I don’t know about you, but for most of my life, I’ve been so confused as to why those who clung to the rod fell away. Isn’t clinging a good thing? I’d ask myself. _Isn’t desperately relying on the strength of the iron rod positive? _
Not so fast, I think now. The word “clinging,” in the context of rock climbing and, in extension, journeying to the Tree of Life, is very obviously a bad thing. Here’s why:

In spite of how many times I have climbed high walls, that climb Wednesday completely derailed me. Hanging in the darkness of the canyon, I lost trust in both my rope and my tether, and therefore, found myself clinging to the rock face and even, needlessly, my rope, terrified that if I wasn’t clinging, I would fall. I somehow managed to convince myself that the rope wasn’t strong enough for me and that my harness wouldn’t hold me, and instead of having faith in the infallible, I relied on my own strength.

I imagine that those who clung to the iron rod did so because they, like me, were terrified, not because they had faith in it. Lost in the mist of darkness at the edge of a precipice with nothing to direct them except the roar of the water, the uproarious mocking of the jerks across the street, bouncy head lamps, clumsy bats, and the iron rod, they chose what was most reliable, but they still remained unconvinced that it was reliable. They weren’t there to reach the top triumphantly; they were just there because the rod was there and they likely felt stuck and pressured into it, consumed with their surroundings instead of their destination. They weren’t actually relying on the strength of the rod when they clung to it, but on their own grip.

Relying on your own grip, I can attest, makes the climb harder. Instead of moving forward with faith and peace, you’re driven slowly and haltingly by fear, your body unbending and weak. On most rock walls, having faith in the rope allows you to be flexible, to focus on where you’re going and how you’re going to get there instead of whether or not you’ll fall and die. Falling and dying are not obstacles to the faithful.

Because I let fear direct my climb on Wednesday, I didn’t enjoy my journey much, neither did I appreciate reaching the end of it like I would of if I’d just been confident. Like the clingers, I was a bit ashamed of myself. I was embarrassed because I lost faith in my equipment mid-climb. Those who clung were embarrassed because they never had faith in the rod to begin with.
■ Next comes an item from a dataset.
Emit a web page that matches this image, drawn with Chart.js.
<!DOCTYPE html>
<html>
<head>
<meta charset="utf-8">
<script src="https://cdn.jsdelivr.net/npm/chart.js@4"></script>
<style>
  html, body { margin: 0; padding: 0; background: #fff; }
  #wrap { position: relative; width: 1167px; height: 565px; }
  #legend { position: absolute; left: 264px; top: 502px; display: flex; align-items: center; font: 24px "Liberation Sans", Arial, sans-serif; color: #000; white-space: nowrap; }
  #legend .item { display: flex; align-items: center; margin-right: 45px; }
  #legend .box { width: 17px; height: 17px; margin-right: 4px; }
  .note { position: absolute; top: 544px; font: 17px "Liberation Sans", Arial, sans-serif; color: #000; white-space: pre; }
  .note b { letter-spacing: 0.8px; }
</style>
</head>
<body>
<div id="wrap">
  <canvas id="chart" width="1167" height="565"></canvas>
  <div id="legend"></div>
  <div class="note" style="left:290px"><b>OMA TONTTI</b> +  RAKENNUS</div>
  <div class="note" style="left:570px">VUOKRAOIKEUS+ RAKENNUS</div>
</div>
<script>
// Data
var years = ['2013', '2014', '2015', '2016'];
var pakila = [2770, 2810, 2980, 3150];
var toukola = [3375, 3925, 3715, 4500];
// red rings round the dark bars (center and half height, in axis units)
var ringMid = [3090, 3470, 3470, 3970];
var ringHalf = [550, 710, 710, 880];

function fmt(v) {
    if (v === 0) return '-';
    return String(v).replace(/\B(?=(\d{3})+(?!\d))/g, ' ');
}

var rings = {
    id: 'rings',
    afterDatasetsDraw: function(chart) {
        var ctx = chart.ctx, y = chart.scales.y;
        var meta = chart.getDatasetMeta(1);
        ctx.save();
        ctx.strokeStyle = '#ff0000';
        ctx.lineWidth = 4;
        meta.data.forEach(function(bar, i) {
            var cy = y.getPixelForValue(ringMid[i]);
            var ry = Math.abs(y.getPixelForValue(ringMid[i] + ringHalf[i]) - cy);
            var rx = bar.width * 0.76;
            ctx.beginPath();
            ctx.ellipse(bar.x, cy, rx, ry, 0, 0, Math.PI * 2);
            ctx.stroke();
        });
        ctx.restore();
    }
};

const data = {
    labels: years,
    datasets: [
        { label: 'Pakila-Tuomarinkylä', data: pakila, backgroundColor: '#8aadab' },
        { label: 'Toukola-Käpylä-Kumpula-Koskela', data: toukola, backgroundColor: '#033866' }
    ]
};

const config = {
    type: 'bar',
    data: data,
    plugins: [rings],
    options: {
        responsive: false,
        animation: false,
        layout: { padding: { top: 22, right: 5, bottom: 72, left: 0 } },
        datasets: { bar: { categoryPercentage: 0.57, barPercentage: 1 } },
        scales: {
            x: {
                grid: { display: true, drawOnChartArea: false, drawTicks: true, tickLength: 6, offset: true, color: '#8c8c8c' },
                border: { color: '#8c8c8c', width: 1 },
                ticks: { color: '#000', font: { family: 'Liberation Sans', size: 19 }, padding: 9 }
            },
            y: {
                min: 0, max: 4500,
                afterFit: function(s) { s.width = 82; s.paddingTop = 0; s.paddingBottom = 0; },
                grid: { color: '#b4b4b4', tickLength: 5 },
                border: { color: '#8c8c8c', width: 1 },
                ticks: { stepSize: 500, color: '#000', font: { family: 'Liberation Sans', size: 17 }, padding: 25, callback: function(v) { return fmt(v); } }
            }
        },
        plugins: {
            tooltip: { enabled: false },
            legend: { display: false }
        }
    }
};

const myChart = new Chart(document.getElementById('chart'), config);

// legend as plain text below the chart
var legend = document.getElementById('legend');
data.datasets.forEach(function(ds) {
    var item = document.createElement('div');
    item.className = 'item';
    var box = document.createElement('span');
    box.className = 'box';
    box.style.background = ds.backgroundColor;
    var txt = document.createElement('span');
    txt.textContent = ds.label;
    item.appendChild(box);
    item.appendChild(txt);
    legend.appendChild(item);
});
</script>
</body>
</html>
Stripping away my metaphor from the iron rod metaphor, we get to the basic truth that the word of God only helps us when we consistently and faithfully seek it. If we only read the scriptures and watch Conference because we’ve been told to or because everybody else is, or for any other wrong reason you can think of, we miss true progression. We don’t rely on truth and doctrine so much as we cling to routine and others’ opinions. We miss the Lord’s limitless love, because instead of focusing on how His words can direct us, we focus on getting our reading over with and we maybe focus on how dire and directionless our present situation seems. We care too much about what misdirected sources tell us and care too little about what the Savior promises us. He doesn’t want us to cling. He wants us to have faith. He wants us to hold onto that rod because we trust him, not because we’re blinded by fear or doubt.

The Savior is the rock of our salvation, the stumbling block to those who don’t seek or trust him, but also the glorious way to the top of the mountains and a divine view we can get no other way. We must only have faith in our capacity to climb and in the equipment he’s given us to help get us there. The way might be steep and narrow, our environment dark and confusing, but with the scriptures, with the prophets, and with our faith, we will always reach the top. And let me tell you, the moon and the streets and the hills and the trees are stunningly beautiful up there.